This walk is strenuous but a unique experience . The Oyster Bay dune-field into which the Sand River flows is one of the finest examples in the world of a by-pass headland dune system. This phenomenon occurs when wind-blown sand crosses behind a headland. It is estimated that the sand takes some 3000 years to travel from Oyster Bay to St Francis Bay. The walk takes you about eight hours one way, but few ever go so far because the spectacular dunes and the utter remoteness of the terrain is apparent and can be enjoyed almost from the beginning.
In the dune-field are a number of ancient middens, dating back centuries, and possibly even millennia, which are of great archaeological value.
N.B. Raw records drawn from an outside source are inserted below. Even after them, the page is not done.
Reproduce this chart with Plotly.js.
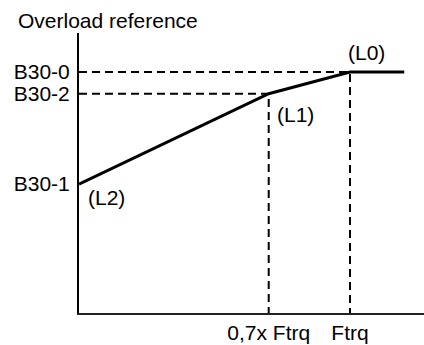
<!DOCTYPE html>
<html>
<head>
<meta charset="utf-8">
<script src="https://cdn.plot.ly/plotly-3.0.1.min.js"></script>
<style>html,body{margin:0;padding:0;background:#fff;}#chart{width:424px;height:345px;}</style>
</head>
<body>
<div id="chart"></div>
<script>
// Frequency axis (in units of Ftrq) and overload reference levels (B30-0 = 100)
const freqPoints = [0, 0.7, 1.0, 1.2];
const overloadRef = [53.5, 91, 100, 100];
const xTickVals = [0.7, 1.0];
const xTickText = ['0,7x Ftrq', 'Ftrq'];
const yTickVals = [100, 91, 53.5];
const yTickText = ['B30-0', 'B30-2', 'B30-1'];
const pointLabels = ['(L2)', '(L1)', '(L0)'];

const FONT = 'Liberation Sans, Arial, Helvetica, sans-serif';
const FS = 21;

const traces = [
  // guide: B30-2 to 0,7x Ftrq
  {x: [0, freqPoints[1], freqPoints[1]], y: [overloadRef[1], overloadRef[1], 0],
   mode: 'lines', line: {color: '#000', width: 2, dash: '8px,5px'}, hoverinfo: 'skip'},
  // guide: B30-0 to Ftrq
  {x: [0, freqPoints[2], freqPoints[2]], y: [overloadRef[2], overloadRef[2], 0],
   mode: 'lines', line: {color: '#000', width: 2, dash: '8px,5px'}, hoverinfo: 'skip'},
  // main curve
  {x: freqPoints, y: overloadRef, mode: 'lines', line: {color: '#000', width: 3}}
];

const layout = {
  width: 424, height: 345,
  margin: {l: 79, r: 0, t: 33, b: 32, pad: 0},
  paper_bgcolor: '#fff', plot_bgcolor: '#fff',
  showlegend: false,
  font: {family: FONT, size: FS, color: '#000'},
  xaxis: {
    range: [0, 1.273], showgrid: false, zeroline: false,
    showline: true, linecolor: '#222', linewidth: 2,
    tickvals: xTickVals, ticktext: xTickText, ticks: '',
    ticklabelstandoff: 0,
    tickfont: {family: FONT, size: FS, color: '#000'}
  },
  yaxis: {
    range: [0, 116.2], showgrid: false, zeroline: false,
    showline: true, linecolor: '#000', linewidth: 2,
    tickvals: yTickVals, ticktext: yTickText, ticks: '',
    ticklabelstandoff: 3,
    tickfont: {family: FONT, size: FS, color: '#000'}
  },
  annotations: [
    {text: 'Overload reference', xref: 'paper', yref: 'paper', x: -0.184, y: 1.046,
     xanchor: 'left', yanchor: 'middle', showarrow: false, font: {family: FONT, size: FS}},
    {text: pointLabels[0], x: freqPoints[0], y: overloadRef[0], xref: 'x', yref: 'y',
     xanchor: 'center', yanchor: 'middle', xshift: 27, yshift: -13, showarrow: false},
    {text: pointLabels[1], x: freqPoints[1], y: overloadRef[1], xref: 'x', yref: 'y',
     xanchor: 'center', yanchor: 'middle', xshift: 27, yshift: -21, showarrow: false},
    {text: pointLabels[2], x: freqPoints[2], y: overloadRef[2], xref: 'x', yref: 'y',
     xanchor: 'center', yanchor: 'middle', xshift: 16, yshift: 20, showarrow: false}
  ]
};

Plotly.newPlot('chart', traces, layout, {staticPlot: true, displayModeBar: false});
</script>
</body>
</html>
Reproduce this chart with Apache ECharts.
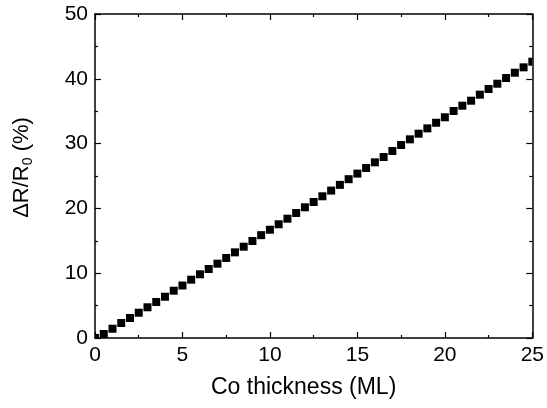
<!DOCTYPE html>
<html>
<head>
    <meta charset="UTF-8">
    <title>Co thickness vs dR/R0</title>
    <script src="https://cdn.jsdelivr.net/npm/echarts@6/dist/echarts.min.js"></script>
</head>
<body style="margin: 0;overflow: hidden;background: #fff;">
<div id="chart" style="width: 547px;height: 408px"></div>
<script type="text/javascript">
    // thickness in ML
    var thickness = [0, 0.5, 1, 1.5, 2, 2.5, 3, 3.5, 4, 4.5, 5, 5.5, 6, 6.5, 7, 7.5, 8, 8.5, 9, 9.5,
        10, 10.5, 11, 11.5, 12, 12.5, 13, 13.5, 14, 14.5, 15, 15.5, 16, 16.5, 17, 17.5, 18, 18.5, 19, 19.5,
        20, 20.5, 21, 21.5, 22, 22.5, 23, 23.5, 24, 24.5, 25];
    // dR/R0 in %
    var ratio = [0, 0.62, 1.43, 2.31, 3.09, 3.90, 4.74, 5.56, 6.37, 7.30, 8.10, 9.00, 9.83, 10.65, 11.47, 12.35,
        13.22, 14.09, 14.97, 15.87, 16.71, 17.55, 18.41, 19.29, 20.17, 20.99, 21.87, 22.75, 23.63, 24.51,
        25.37, 26.24, 27.11, 27.93, 28.86, 29.78, 30.66, 31.53, 32.35, 33.22, 34.06, 35.03, 35.85, 36.62,
        37.55, 38.43, 39.24, 40.12, 40.94, 41.77, 42.64];
    var xTicks = [0, 5, 10, 15, 20, 25];
    var yTicks = [0, 10, 20, 30, 40, 50];

    var font = 'Liberation Sans, Arial, sans-serif';
    var points = [];
    for (var i = 0; i < thickness.length; i++) {
        points.push([thickness[i], ratio[i]]);
    }

    // square marker, cut at the plot frame like the original
    function squareItem(params, api) {
        var p = api.coord([api.value(0), api.value(1)]);
        var s = 8;
        var shape = echarts.graphic.clipRectByRect({
            x: p[0] - s / 2, y: p[1] - s / 2, width: s, height: s
        }, {
            x: params.coordSys.x, y: params.coordSys.y,
            width: params.coordSys.width, height: params.coordSys.height
        });
        return shape && {type: 'rect', shape: shape, style: {fill: '#000'}};
    }

    function boxAxis(extra) {
        var axis = {
            type: 'value',
            axisLine: {show: true, onZero: false, lineStyle: {color: '#000', width: 1.5}},
            axisTick: {show: true, inside: true, length: 6, lineStyle: {color: '#000', width: 1.2}},
            minorTick: {show: true, splitNumber: 2, length: 3, lineStyle: {color: '#000', width: 1.2}},
            splitLine: {show: false},
            axisLabel: {show: false}
        };
        for (var k in extra) axis[k] = extra[k];
        return axis;
    }

    var chart = echarts.init(document.getElementById('chart'));
    chart.setOption({
        animation: false,
        backgroundColor: '#fff',
        grid: {left: 95, right: 11, top: 14, bottom: 70, containLabel: false},
        xAxis: [
            boxAxis({
                position: 'bottom', min: xTicks[0], max: xTicks[xTicks.length - 1], interval: 5,
                axisLabel: {show: true, margin: 7, color: '#000', fontSize: 21, fontFamily: font},
                name: 'Co thickness (ML)', nameLocation: 'middle', nameGap: 38,
                nameTextStyle: {color: '#000', fontSize: 23, fontFamily: font, padding: [0, 20, 0, 0]}
            }),
            boxAxis({position: 'top', min: xTicks[0], max: xTicks[xTicks.length - 1], interval: 5})
        ],
        yAxis: [
            boxAxis({
                position: 'left', min: yTicks[0], max: yTicks[yTicks.length - 1], interval: 10,
                axisLabel: {show: true, margin: 7, color: '#000', fontSize: 21, fontFamily: font},
                name: '{a|ΔR/R}{sub|0}{a| (%)}', nameLocation: 'middle', nameGap: 60, nameRotate: 90,
                nameTextStyle: {
                    color: '#000', fontSize: 22, fontFamily: font, padding: [0, 0, 0, 17],
                    rich: {
                        a: {fontSize: 22, fontFamily: font, color: '#000'},
                        sub: {fontSize: 14, fontFamily: font, color: '#000', padding: [13, 0, 0, 0]}
                    }
                }
            }),
            boxAxis({position: 'right', min: yTicks[0], max: yTicks[yTicks.length - 1], interval: 10})
        ],
        series: [{
            type: 'custom',
            renderItem: squareItem,
            encode: {x: 0, y: 1},
            data: points
        }]
    });
</script>
</body>
</html>
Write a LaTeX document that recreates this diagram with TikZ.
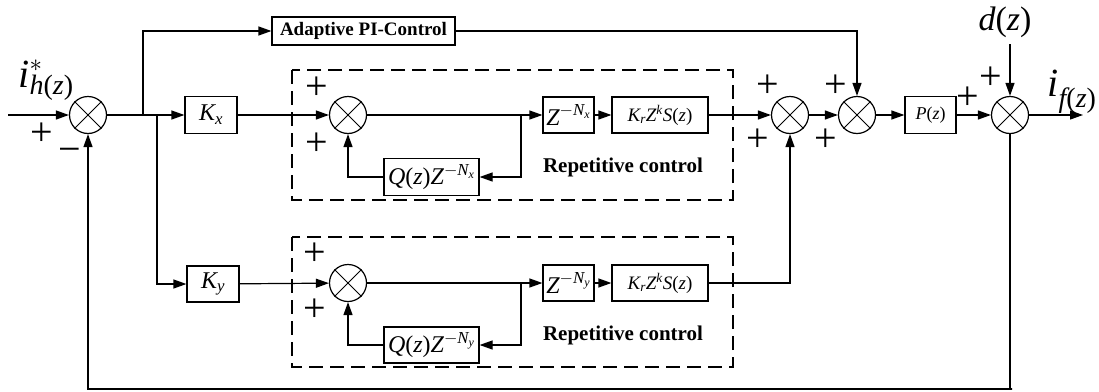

Artefacts, bones and other remains are by law to be left undisturbed. Finds include late Stone Age pottery shards and early Stone Age hand axes and hammer stones approximately 175 000 to 1.2 million years old. Fossilized bones – eland or buffalo and that of a rhinoceros have been uncovered. Hundreds of Khoisan burial sites at least 2000 years old have been found.
After the rains when the river stops flowing a number of pools of water remain which attract wildlife and birds. Bush buck, duiker, bushpig and mongooses or (more likely) their tracks may be spotted.
The walk starts at the Sand River causeway which is situated about half way between the traffic circle and the Kromme River Bridge.